Saturday morning was cold, but the sun was shining. With our family, Marcus and I made our way to the start line. The music was loud and my excitement grew. At 8:00 am the race began and corrals were released at 2-minute intervals. We were sent off by the cheers of our family and others lining the streets in support of the St. Jude Marathon.
It was time to put all of my effort and training (70 running days and 356 miles) to the test and enjoy the experience of running a marathon. Running for a purpose took on a new meaning for me when the route took us through the St. Jude campus and children lined the route and cheered us on. One couple came prepared with silver beads and as they passed each child, they hung a strand around their neck. It was an emotional experience I will not forget.
At mile marker 11, Marcus went to the left to finish the half marathon and I went right to finish the marathon. As I turned the corner to proceed down Cleveland Street, I knew I was doing something bigger than me because I was RUNNING 4 RAYMOND. I was not alone -my family madethe extra effort to track my progress and found locations they could see and cheer me on. While my nephew, Christian, scared me a couple of time when he magically appeared along the course, I was thankful for his effort to run alongside me for encouragement. When I passed mile marker 16, I knew I was entering unchartered territory given my longest training run was 16 miles; but I was keeping pace and to my surprise felt good. At mile marker 21, Christian commented that my pace was slowing, and I had to admit I was starting to experience some pain. But pain was part of the process, and I would be okay. Mile 25 took almost 20 minutes to complete. I walked more than I ran, but I kept moving. When I saw mile marker 26, I said, “I have been looking for you all day.” As I rounded the corner to enter the finish line, my family greeted me with cheers of GoGirlGo, which I returned by giving them the “pump it up” signal to let them know I was okay. When I crossed the finish line and received my finisher medal, I was overcome with emotion and thankful Marcus was there to meet me. My legs were screaming. However, I accomplished what I had set out to do seven months earlier in that I had completed my first marathon. When we finally caught up with our family and friends, it was a wonderful celebration with lots of hugs and tears of joy. While crossing the finish line after running 26.2 miles was a personal accomplishment, it was made possible because of all of their love and support.

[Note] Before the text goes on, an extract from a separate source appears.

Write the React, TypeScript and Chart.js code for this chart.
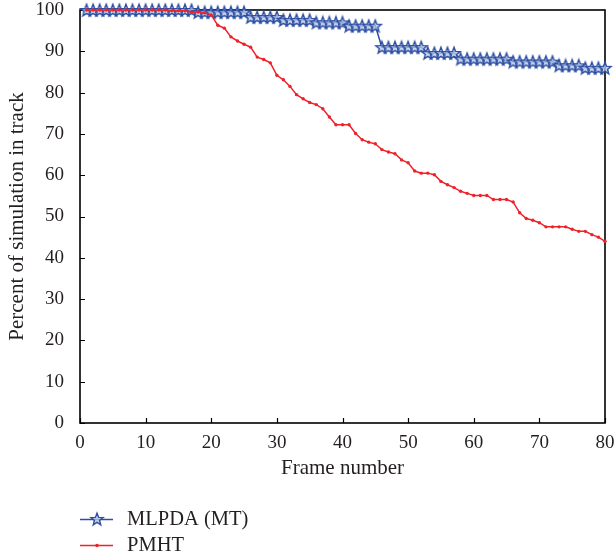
import React, { useEffect, useRef } from 'react';
import { Chart, registerables } from 'chart.js';

Chart.register(...registerables);

const frames = [
  1, 2, 3, 4, 5, 6, 7, 8, 9, 10, 11, 12, 13, 14, 15, 16, 17, 18, 19, 20,
  21, 22, 23, 24, 25, 26, 27, 28, 29, 30, 31, 32, 33, 34, 35, 36, 37, 38, 39, 40,
  41, 42, 43, 44, 45, 46, 47, 48, 49, 50, 51, 52, 53, 54, 55, 56, 57, 58, 59, 60,
  61, 62, 63, 64, 65, 66, 67, 68, 69, 70, 71, 72, 73, 74, 75, 76, 77, 78, 79, 80,
];

const mlpdaValues = [
  100, 100, 100, 100, 100, 100, 100, 100, 100, 100, 100, 100, 100, 100, 100, 100, 100,
  99.5, 99.5, 99.5, 99.5, 99.5, 99.5, 99.5, 99.5,
  98.3, 98.3, 98.3, 98.3, 98.3,
  97.6, 97.6, 97.6, 97.6, 97.6,
  97.0, 97.0, 97.0, 97.0, 97.0,
  96.2, 96.2, 96.2, 96.2, 96.2,
  91.0, 91.0, 91.0, 91.0, 91.0, 91.0, 91.0,
  89.6, 89.6, 89.6, 89.6, 89.6,
  88.2, 88.2, 88.2, 88.2, 88.2, 88.2, 88.2, 88.2,
  87.5, 87.5, 87.5, 87.5, 87.5, 87.5, 87.5,
  86.6, 86.6, 86.6, 86.6,
  86.0, 86.0, 86.0, 86.0,
];

const pmhtValues = [
  100, 100, 100, 100, 100, 100, 100, 100, 100, 100, 100, 100, 100,
  99.8, 99.8, 99.8, 99.5, 99.5, 99.3, 98.8,
  96.3, 95.6, 93.5, 92.5, 91.7, 91.0, 88.6, 88.0, 87.2, 84.2,
  83.1, 81.5, 79.5, 78.5, 77.6, 77.1, 76.1, 74.1, 72.2, 72.2,
  72.2, 70.1, 68.6, 68.0, 67.6, 66.2, 65.6, 65.2, 63.7, 63.0,
  61.0, 60.5, 60.5, 60.1, 58.5, 57.7, 57.0, 56.1, 55.6, 55.1,
  55.1, 55.1, 54.1, 54.1, 54.1, 53.5, 50.9, 49.5, 49.1, 48.5,
  47.5, 47.5, 47.5, 47.5, 46.9, 46.4, 46.4, 45.6, 45.0, 44.0,
];

const seriesNames = ['MLPDA (MT)', 'PMHT'];
const xRange = [0, 80];
const yRange = [0, 100];
const tickStep = 10;

const BLUE = '#2C4EA2';
const RED = '#EE2229';
const TEXT = '#231F20';
const FONT = "'Liberation Serif', 'DejaVu Serif', serif";

function makeStar(): HTMLCanvasElement {
  const c = document.createElement('canvas');
  const s = 16;
  c.width = s;
  c.height = s;
  const g = c.getContext('2d')!;
  const cx = s / 2;
  const cy = s / 2 + 0.6;
  const R = 6.4;
  const r = 2.7;
  g.beginPath();
  for (let i = 0; i < 10; i++) {
    const ang = -Math.PI / 2 + (i * Math.PI) / 5;
    const rad = i % 2 === 0 ? R : r;
    const px = cx + rad * Math.cos(ang);
    const py = cy + rad * Math.sin(ang);
    if (i === 0) g.moveTo(px, py);
    else g.lineTo(px, py);
  }
  g.closePath();
  g.fillStyle = 'rgba(190,202,232,0.75)';
  g.fill();
  g.lineWidth = 1.4;
  g.strokeStyle = BLUE;
  g.stroke();
  return c;
}

export default function App() {
  const ref = useRef<HTMLCanvasElement | null>(null);

  useEffect(() => {
    if (!ref.current) return;
    const star = makeStar();

    const framePlugin = {
      id: 'framePlugin',
      beforeDatasetsDraw(chart: any) {
        const { ctx, chartArea, scales } = chart;
        const { left, right, top, bottom } = chartArea;
        ctx.save();
        ctx.strokeStyle = '#000';
        ctx.lineWidth = 1.2;
        ctx.beginPath();
        scales.x.ticks.forEach((t: any) => {
          const px = Math.round(scales.x.getPixelForValue(t.value)) + 0.5;
          ctx.moveTo(px, bottom);
          ctx.lineTo(px, bottom - 5);
        });
        scales.y.ticks.forEach((t: any) => {
          const py = Math.round(scales.y.getPixelForValue(t.value)) + 0.5;
          ctx.moveTo(left, py);
          ctx.lineTo(left + 5, py);
        });
        ctx.stroke();
        ctx.lineWidth = 1.6;
        ctx.strokeRect(left, top, right - left, bottom - top);
        ctx.restore();
      },
      afterDraw(chart: any) {
        const { ctx } = chart;
        const rows = [
          { y: 519.5, color: BLUE, name: seriesNames[0], kind: 'star' },
          { y: 545.5, color: RED, name: seriesNames[1], kind: 'dot' },
        ];
        ctx.save();
        rows.forEach((row) => {
          ctx.strokeStyle = row.color;
          ctx.lineWidth = 1.5;
          ctx.beginPath();
          ctx.moveTo(80, row.y);
          ctx.lineTo(113, row.y);
          ctx.stroke();
          if (row.kind === 'star') {
            ctx.drawImage(star, 97 - star.width / 2, row.y - star.height / 2 - 0.6);
          } else {
            ctx.fillStyle = row.color;
            ctx.beginPath();
            ctx.arc(97, row.y, 1.8, 0, Math.PI * 2);
            ctx.fill();
          }
          ctx.fillStyle = TEXT;
          ctx.font = `20.5px ${FONT}`;
          ctx.textBaseline = 'middle';
          ctx.textAlign = 'left';
          ctx.fillText(row.name, 127, row.y);
        });
        ctx.restore();
      },
    };

    const chart = new Chart(ref.current, {
      type: 'line',
      data: {
        datasets: [
          {
            label: seriesNames[0],
            data: frames.map((f, i) => ({ x: f, y: mlpdaValues[i] })),
            borderColor: BLUE,
            backgroundColor: BLUE,
            borderWidth: 1.5,
            pointStyle: star,
            pointRadius: 7,
            pointHoverRadius: 7,
            tension: 0,
            clip: false,
            order: 2,
          } as any,
          {
            label: seriesNames[1],
            data: frames.map((f, i) => ({ x: f, y: pmhtValues[i] })),
            borderColor: RED,
            backgroundColor: RED,
            borderWidth: 1.5,
            pointStyle: 'circle',
            pointRadius: 1.7,
            pointBorderWidth: 0,
            pointHoverRadius: 2,
            tension: 0,
            clip: false,
            order: 1,
          } as any,
        ],
      },
      options: {
        responsive: false,
        animation: false,
        events: [],
        layout: { padding: { top: 10, right: 11, left: 0, bottom: 72 } },
        plugins: {
          legend: { display: false },
          tooltip: { enabled: false },
        },
        scales: {
          x: {
            type: 'linear',
            min: xRange[0],
            max: xRange[1],
            afterFit: (s: any) => {
              s.height = 65;
              s.paddingLeft = 0;
              s.paddingRight = 0;
            },
            ticks: {
              stepSize: tickStep,
              color: TEXT,
              font: { family: FONT, size: 19, lineHeight: 1 },
              padding: 3,
              maxRotation: 0,
            },
            grid: { display: false },
            border: { display: false },
            title: {
              display: true,
              text: 'Frame number',
              color: TEXT,
              font: { family: FONT, size: 21 },
              padding: { top: 0, bottom: 7 },
            },
          },
          y: {
            type: 'linear',
            min: yRange[0],
            max: yRange[1],
            afterFit: (s: any) => {
              s.width = 80;
              s.paddingTop = 0;
              s.paddingBottom = 0;
            },
            ticks: {
              stepSize: tickStep,
              color: TEXT,
              font: { family: FONT, size: 19, lineHeight: 1 },
              padding: 8,
            },
            grid: { display: false },
            border: { display: false },
            title: {
              display: true,
              text: 'Percent of simulation in track',
              color: TEXT,
              font: { family: FONT, size: 21 },
              padding: { top: 5, bottom: 0 },
            },
          },
        },
      },
      plugins: [framePlugin],
    });

    return () => chart.destroy();
  }, []);

  return (
    <div style={{ position: 'fixed', left: 0, top: 0, width: 616, height: 560, background: '#fff' }}>
      <canvas ref={ref} width={616} height={560} style={{ display: 'block', width: 616, height: 560 }} />
    </div>
  );
}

As I reflect, I am grateful I made the decision not only to run my first marathon but also to make it memorable. It was memorable because it was a team effort rather than an individual effort. Yes, I spent the time on the pavement, but I would not have been able to achieve the fundraising results without the support of my family, especially my mom and sisters. In addition, the decision allowed me to work through the first year following the loss of my father. There is not a day that goes by that I do not feel the sting of his loss, but running provides a way to honor and remember him. Lots of good came of my efforts, and the 2015 St. Jude Marathon weekend provides memories that I will cherish for the rest of my life.
While this was my first marathon, it will not be my last.